Director: Carol Carlei
Starring: Hailee Steinfield, Douglas Booth, Damian Lewis, Paul Giamatti
When I first found out this film was happening my first thought was, why? Franco Zeffirelli created the classic Romeo and Juliet and Baz Luhrmann blew everything out of the water with his frankly iconic and stunning modern day adaptation. Of course it helped that when I first saw Luhramnn’s film, Leo was unquestionably every teenage girls celebrity crush.

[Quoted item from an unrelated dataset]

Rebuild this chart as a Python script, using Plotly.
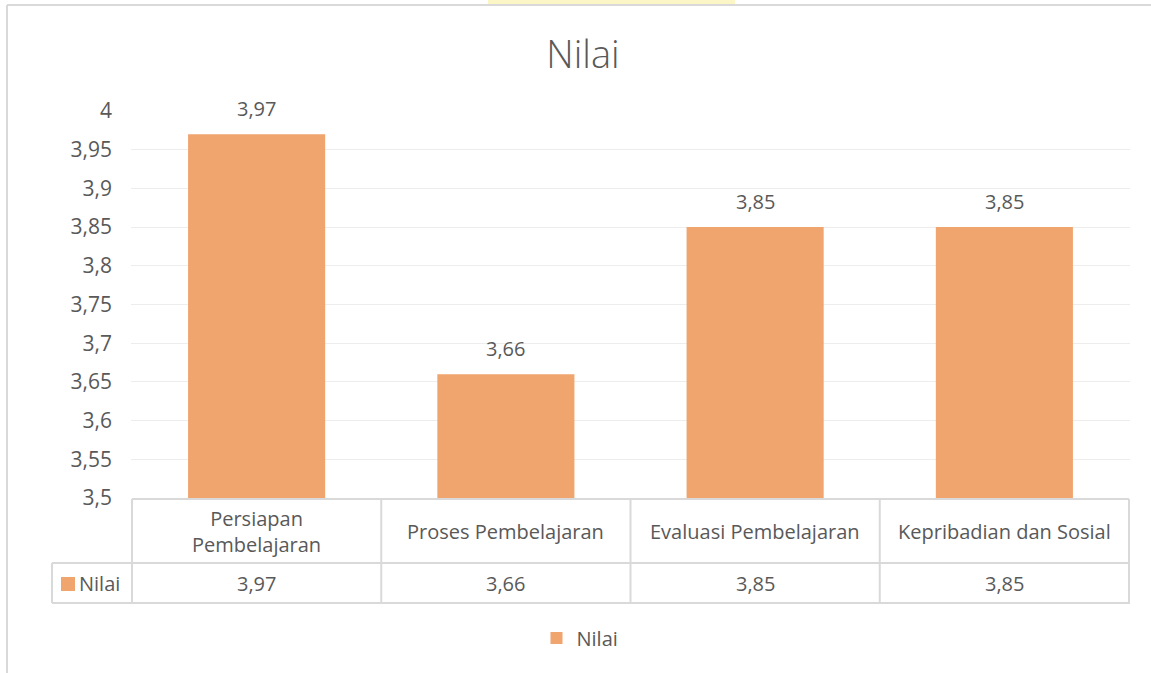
import plotly.graph_objects as go

# data
categories = ["Persiapan Pembelajaran", "Proses Pembelajaran",
              "Evaluasi Pembelajaran", "Kepribadian dan Sosial"]
table_headers = ["Persiapan<br>Pembelajaran", "Proses Pembelajaran",
                 "Evaluasi Pembelajaran", "Kepribadian dan Sosial"]
nilai = [3.97, 3.66, 3.85, 3.85]
tick_vals = [3.5, 3.55, 3.6, 3.65, 3.7, 3.75, 3.8, 3.85, 3.9, 3.95, 4]
series_name = "Nilai"

BAR = "#F0A46E"
TXT = "#595959"
LINE = "#D9D9D9"
FONT = "Open Sans, Noto Sans, sans-serif"
FS = 20

W, H = 1151, 673
ML, MR, MT, MB = 131, 21, 111, 175
pw = W - ML - MR
ph = H - MT - MB


def fmt(v):
    return f"{v:g}".replace(".", ",")


def px_x(px):
    # page pixel -> paper x
    return (px - ML) / pw


def px_y(py):
    # page pixel -> paper y
    return (H - MB - py) / ph


fig = go.Figure()

fig.add_trace(go.Bar(
    x=categories, y=nilai, name=series_name,
    marker_color=BAR, marker_line_width=0,
))

# data labels above bars
for c, v in zip(categories, nilai):
    fig.add_annotation(x=c, y=v, text=fmt(v), showarrow=False,
                       yanchor="bottom", yshift=10,
                       font=dict(size=FS, color=TXT))

# data table under the axis
n = len(categories)
y_top, y_mid, y_bot = px_y(499), px_y(563), px_y(603)
shapes = []
line = dict(color=LINE, width=2)
shapes.append(dict(type="line", xref="x", yref="paper", x0=-0.5, x1=n - 0.5,
                   y0=y_top, y1=y_top, line=line))
for yy in (y_mid, y_bot):
    shapes.append(dict(type="line", xref="paper", yref="paper",
                       x0=px_x(52), x1=1, y0=yy, y1=yy, line=line))
for i in range(n + 1):
    shapes.append(dict(type="line", xref="x", yref="paper",
                       x0=i - 0.5, x1=i - 0.5, y0=y_top, y1=y_bot, line=line))
shapes.append(dict(type="line", xref="paper", yref="paper",
                   x0=px_x(52), x1=px_x(52), y0=y_mid, y1=y_bot, line=line))

for c, h, v in zip(categories, table_headers, nilai):
    fig.add_annotation(x=c, xref="x", yref="paper", y=(y_top + y_mid) / 2,
                       text=h, showarrow=False, yanchor="middle",
                       font=dict(size=FS, color=TXT))
    fig.add_annotation(x=c, xref="x", yref="paper", y=(y_mid + y_bot) / 2,
                       text=fmt(v), showarrow=False, yanchor="middle",
                       font=dict(size=FS, color=TXT))

# series key in the table
shapes.append(dict(type="rect", xref="paper", yref="paper",
                   x0=px_x(61), x1=px_x(75), y0=px_y(591), y1=px_y(577),
                   fillcolor=BAR, line=dict(width=0)))
fig.add_annotation(x=px_x(77), xref="paper", yref="paper", y=(y_mid + y_bot) / 2,
                   xanchor="left", text=series_name, showarrow=False,
                   yanchor="middle", font=dict(size=FS, color=TXT))

# chart area frame and the faint mark at the top
shapes += [
    dict(type="line", xref="paper", yref="paper",
         x0=px_x(7), x1=px_x(W), y0=px_y(5), y1=px_y(5),
         line=dict(color=LINE, width=2)),
    dict(type="line", xref="paper", yref="paper",
         x0=px_x(7), x1=px_x(7), y0=px_y(5), y1=px_y(H),
         line=dict(color=LINE, width=2)),
    dict(type="rect", xref="paper", yref="paper",
         x0=px_x(488), x1=px_x(735), y0=px_y(4), y1=px_y(0),
         fillcolor="#FBF2B8", line=dict(width=0), opacity=0.8),
]

fig.update_layout(
    width=W, height=H,
    margin=dict(l=ML, r=MR, t=MT, b=MB),
    paper_bgcolor="white", plot_bgcolor="white",
    font=dict(family=FONT, color=TXT, size=FS),
    title=dict(text="Nilai", x=px_x(583), xref="paper", xanchor="center",
               y=1 - 55 / H, yanchor="middle",
               font=dict(size=38, color=TXT, weight=300)),
    bargap=0.45,
    showlegend=True,
    legend=dict(orientation="h", x=px_x(580), xanchor="center",
                y=px_y(638), yanchor="middle",
                font=dict(size=FS, color=TXT)),
    xaxis=dict(showticklabels=False, showgrid=False,
               showline=False, zeroline=False),
    yaxis=dict(range=[3.5, 4], tickvals=tick_vals,
               ticktext=[fmt(v) for v in tick_vals],
               showgrid=True, gridcolor="#EDEDED", gridwidth=1,
               zeroline=False, showline=False, ticks="",
               ticklabelstandoff=18,
               tickfont=dict(size=21, color=TXT)),
    shapes=shapes,
)

fig.write_html("out.html", config={"displayModeBar": False},
               post_script="document.body.style.margin='0';")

And that’s just it, it would be harsh to say that Douglas Booth is not attractive, but he crosses over to being, in all honesty, a bit of a drip. Romeo is obviously a frustrating character at times who dwells very much in the land of self pity, but something about Di Caprio’s portrayal made it forgiving. As well, the moment where Douglas and Hailee first see each other doesn’t have that instant lightening bolt of passion and that really is the crux of the storyline.
It’s Shakespeare set in its time so the classical drama and roaring romance is expected, but this adaptation leaves it all feeling a little cringe-worthy. That’s not to take it away from Hailee who plays a fantastic Juliet and I thoroughly enjoyed Giamatti as Friar Lawrence. It was also pleasantly surprising to see Damian Lewis’ portrayal of Lord Capulet, a far cry from his most famous role as war hero turned terrorist Brody in Homeland.
The costumes are brilliant, and the overall visual effect of the film truly re-lives the era, but I found myself wanting to get hooked in and not being able to. There were moments where individual cast members carried the film, but it lacked any real grit.
In Luhrmann’s film we see the iconic outfits, the fish tank moment, the memorable walk of Leo up the aisle to find Juliet (Clare Danes) dead, and despite knowing the ending I am always gripped from start to finish.
It was a tough call for Carlei to try and match up to the widely loved version of Romeo & Juliet by Luhrmann which his film has followed, and sadly it hasn’t quite paid off.
I think this is a wait for the DVD film.